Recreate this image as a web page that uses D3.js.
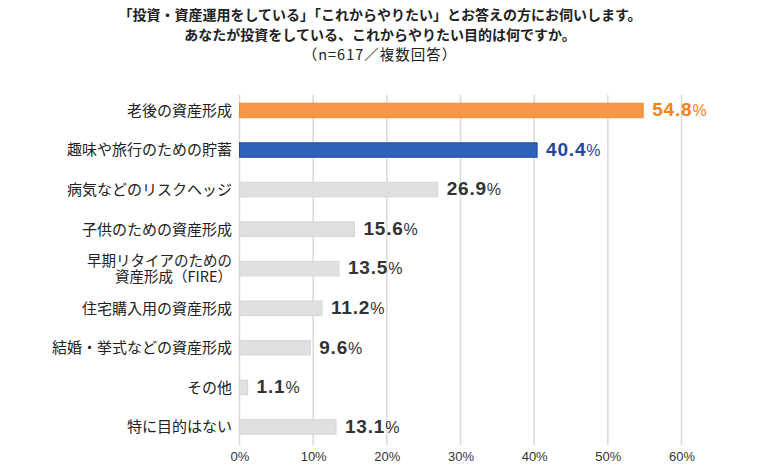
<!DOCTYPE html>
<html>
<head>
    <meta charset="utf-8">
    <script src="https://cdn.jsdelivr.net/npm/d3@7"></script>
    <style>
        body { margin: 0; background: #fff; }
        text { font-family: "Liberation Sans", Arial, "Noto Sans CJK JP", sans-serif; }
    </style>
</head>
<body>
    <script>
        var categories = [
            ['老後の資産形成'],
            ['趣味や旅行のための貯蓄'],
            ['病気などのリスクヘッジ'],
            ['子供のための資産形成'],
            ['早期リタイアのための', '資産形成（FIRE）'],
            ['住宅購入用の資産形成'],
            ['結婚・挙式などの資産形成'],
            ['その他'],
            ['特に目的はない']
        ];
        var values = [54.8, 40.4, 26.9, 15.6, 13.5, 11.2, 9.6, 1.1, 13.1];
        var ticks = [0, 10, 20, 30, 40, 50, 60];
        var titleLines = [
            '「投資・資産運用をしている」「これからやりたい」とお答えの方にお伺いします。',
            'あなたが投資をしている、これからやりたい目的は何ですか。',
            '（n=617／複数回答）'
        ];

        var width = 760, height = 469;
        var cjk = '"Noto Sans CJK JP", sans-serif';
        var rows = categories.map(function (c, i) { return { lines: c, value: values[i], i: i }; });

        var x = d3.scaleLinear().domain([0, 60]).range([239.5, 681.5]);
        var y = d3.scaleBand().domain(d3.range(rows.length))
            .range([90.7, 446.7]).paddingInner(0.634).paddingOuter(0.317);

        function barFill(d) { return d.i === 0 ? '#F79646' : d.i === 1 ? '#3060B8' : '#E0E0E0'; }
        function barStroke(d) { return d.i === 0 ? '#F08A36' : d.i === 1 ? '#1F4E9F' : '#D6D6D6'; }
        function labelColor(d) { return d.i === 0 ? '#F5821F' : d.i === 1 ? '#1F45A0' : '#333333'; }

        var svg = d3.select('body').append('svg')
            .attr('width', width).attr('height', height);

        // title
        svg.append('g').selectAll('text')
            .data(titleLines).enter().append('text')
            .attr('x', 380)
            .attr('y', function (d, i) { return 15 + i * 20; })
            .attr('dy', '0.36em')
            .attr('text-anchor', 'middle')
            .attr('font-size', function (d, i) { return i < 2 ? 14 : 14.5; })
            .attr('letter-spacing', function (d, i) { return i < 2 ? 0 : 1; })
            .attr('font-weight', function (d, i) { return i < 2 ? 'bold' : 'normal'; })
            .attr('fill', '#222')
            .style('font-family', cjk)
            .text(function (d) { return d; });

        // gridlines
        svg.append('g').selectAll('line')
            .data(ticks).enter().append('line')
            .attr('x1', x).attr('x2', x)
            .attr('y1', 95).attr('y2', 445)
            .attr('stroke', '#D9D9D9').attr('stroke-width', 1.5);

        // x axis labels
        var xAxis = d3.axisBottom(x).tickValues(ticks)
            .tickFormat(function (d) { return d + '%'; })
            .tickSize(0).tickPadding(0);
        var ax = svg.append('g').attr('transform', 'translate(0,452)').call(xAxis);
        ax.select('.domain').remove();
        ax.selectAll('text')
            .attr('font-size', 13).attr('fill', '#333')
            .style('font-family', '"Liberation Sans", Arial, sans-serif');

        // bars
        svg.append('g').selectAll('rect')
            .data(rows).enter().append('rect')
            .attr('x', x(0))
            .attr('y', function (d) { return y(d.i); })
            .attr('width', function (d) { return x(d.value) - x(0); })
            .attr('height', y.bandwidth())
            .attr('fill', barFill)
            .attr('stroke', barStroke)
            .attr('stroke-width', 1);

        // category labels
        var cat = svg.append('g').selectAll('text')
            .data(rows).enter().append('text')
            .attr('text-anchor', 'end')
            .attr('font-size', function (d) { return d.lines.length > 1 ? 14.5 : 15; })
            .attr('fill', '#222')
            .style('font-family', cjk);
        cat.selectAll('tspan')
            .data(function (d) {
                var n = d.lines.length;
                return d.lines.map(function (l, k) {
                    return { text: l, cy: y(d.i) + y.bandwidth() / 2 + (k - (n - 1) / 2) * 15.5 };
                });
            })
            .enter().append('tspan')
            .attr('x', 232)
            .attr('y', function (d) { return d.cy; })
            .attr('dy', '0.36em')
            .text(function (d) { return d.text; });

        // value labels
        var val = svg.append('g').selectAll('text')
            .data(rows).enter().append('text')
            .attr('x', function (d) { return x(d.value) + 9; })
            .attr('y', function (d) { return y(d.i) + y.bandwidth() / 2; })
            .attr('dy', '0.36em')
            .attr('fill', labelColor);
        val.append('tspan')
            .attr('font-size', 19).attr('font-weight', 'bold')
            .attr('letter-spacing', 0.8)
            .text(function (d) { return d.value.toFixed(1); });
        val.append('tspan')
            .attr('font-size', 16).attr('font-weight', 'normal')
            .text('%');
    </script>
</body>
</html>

### Given problem
Return the listing above word for word, with the pictures removed.

### Full response
Recreate this image as a web page that uses D3.js.
<!DOCTYPE html>
<html>
<head>
    <meta charset="utf-8">
    <script src="https://cdn.jsdelivr.net/npm/d3@7"></script>
    <style>
        body { margin: 0; background: #fff; }
        text { font-family: "Liberation Sans", Arial, "Noto Sans CJK JP", sans-serif; }
    </style>
</head>
<body>
    <script>
        var categories = [
            ['老後の資産形成'],
            ['趣味や旅行のための貯蓄'],
            ['病気などのリスクヘッジ'],
            ['子供のための資産形成'],
            ['早期リタイアのための', '資産形成（FIRE）'],
            ['住宅購入用の資産形成'],
            ['結婚・挙式などの資産形成'],
            ['その他'],
            ['特に目的はない']
        ];
        var values = [54.8, 40.4, 26.9, 15.6, 13.5, 11.2, 9.6, 1.1, 13.1];
        var ticks = [0, 10, 20, 30, 40, 50, 60];
        var titleLines = [
            '「投資・資産運用をしている」「これからやりたい」とお答えの方にお伺いします。',
            'あなたが投資をしている、これからやりたい目的は何ですか。',
            '（n=617／複数回答）'
        ];

        var width = 760, height = 469;
        var cjk = '"Noto Sans CJK JP", sans-serif';
        var rows = categories.map(function (c, i) { return { lines: c, value: values[i], i: i }; });

        var x = d3.scaleLinear().domain([0, 60]).range([239.5, 681.5]);
        var y = d3.scaleBand().domain(d3.range(rows.length))
            .range([90.7, 446.7]).paddingInner(0.634).paddingOuter(0.317);

        function barFill(d) { return d.i === 0 ? '#F79646' : d.i === 1 ? '#3060B8' : '#E0E0E0'; }
        function barStroke(d) { return d.i === 0 ? '#F08A36' : d.i === 1 ? '#1F4E9F' : '#D6D6D6'; }
        function labelColor(d) { return d.i === 0 ? '#F5821F' : d.i === 1 ? '#1F45A0' : '#333333'; }

        var svg = d3.select('body').append('svg')
            .attr('width', width).attr('height', height);

        // title
        svg.append('g').selectAll('text')
            .data(titleLines).enter().append('text')
            .attr('x', 380)
            .attr('y', function (d, i) { return 15 + i * 20; })
            .attr('dy', '0.36em')
            .attr('text-anchor', 'middle')
            .attr('font-size', function (d, i) { return i < 2 ? 14 : 14.5; })
            .attr('letter-spacing', function (d, i) { return i < 2 ? 0 : 1; })
            .attr('font-weight', function (d, i) { return i < 2 ? 'bold' : 'normal'; })
            .attr('fill', '#222')
            .style('font-family', cjk)
            .text(function (d) { return d; });

        // gridlines
        svg.append('g').selectAll('line')
            .data(ticks).enter().append('line')
            .attr('x1', x).attr('x2', x)
            .attr('y1', 95).attr('y2', 445)
            .attr('stroke', '#D9D9D9').attr('stroke-width', 1.5);

        // x axis labels
        var xAxis = d3.axisBottom(x).tickValues(ticks)
            .tickFormat(function (d) { return d + '%'; })
            .tickSize(0).tickPadding(0);
        var ax = svg.append('g').attr('transform', 'translate(0,452)').call(xAxis);
        ax.select('.domain').remove();
        ax.selectAll('text')
            .attr('font-size', 13).attr('fill', '#333')
            .style('font-family', '"Liberation Sans", Arial, sans-serif');

        // bars
        svg.append('g').selectAll('rect')
            .data(rows).enter().append('rect')
            .attr('x', x(0))
            .attr('y', function (d) { return y(d.i); })
            .attr('width', function (d) { return x(d.value) - x(0); })
            .attr('height', y.bandwidth())
            .attr('fill', barFill)
            .attr('stroke', barStroke)
            .attr('stroke-width', 1);

        // category labels
        var cat = svg.append('g').selectAll('text')
            .data(rows).enter().append('text')
            .attr('text-anchor', 'end')
            .attr('font-size', function (d) { return d.lines.length > 1 ? 14.5 : 15; })
            .attr('fill', '#222')
            .style('font-family', cjk);
        cat.selectAll('tspan')
            .data(function (d) {
                var n = d.lines.length;
                return d.lines.map(function (l, k) {
                    return { text: l, cy: y(d.i) + y.bandwidth() / 2 + (k - (n - 1) / 2) * 15.5 };
                });
            })
            .enter().append('tspan')
            .attr('x', 232)
            .attr('y', function (d) { return d.cy; })
            .attr('dy', '0.36em')
            .text(function (d) { return d.text; });

        // value labels
        var val = svg.append('g').selectAll('text')
            .data(rows).enter().append('text')
            .attr('x', function (d) { return x(d.value) + 9; })
            .attr('y', function (d) { return y(d.i) + y.bandwidth() / 2; })
            .attr('dy', '0.36em')
            .attr('fill', labelColor);
        val.append('tspan')
            .attr('font-size', 19).attr('font-weight', 'bold')
            .attr('letter-spacing', 0.8)
            .text(function (d) { return d.value.toFixed(1); });
        val.append('tspan')
            .attr('font-size', 16).attr('font-weight', 'normal')
            .text('%');
    </script>
</body>
</html>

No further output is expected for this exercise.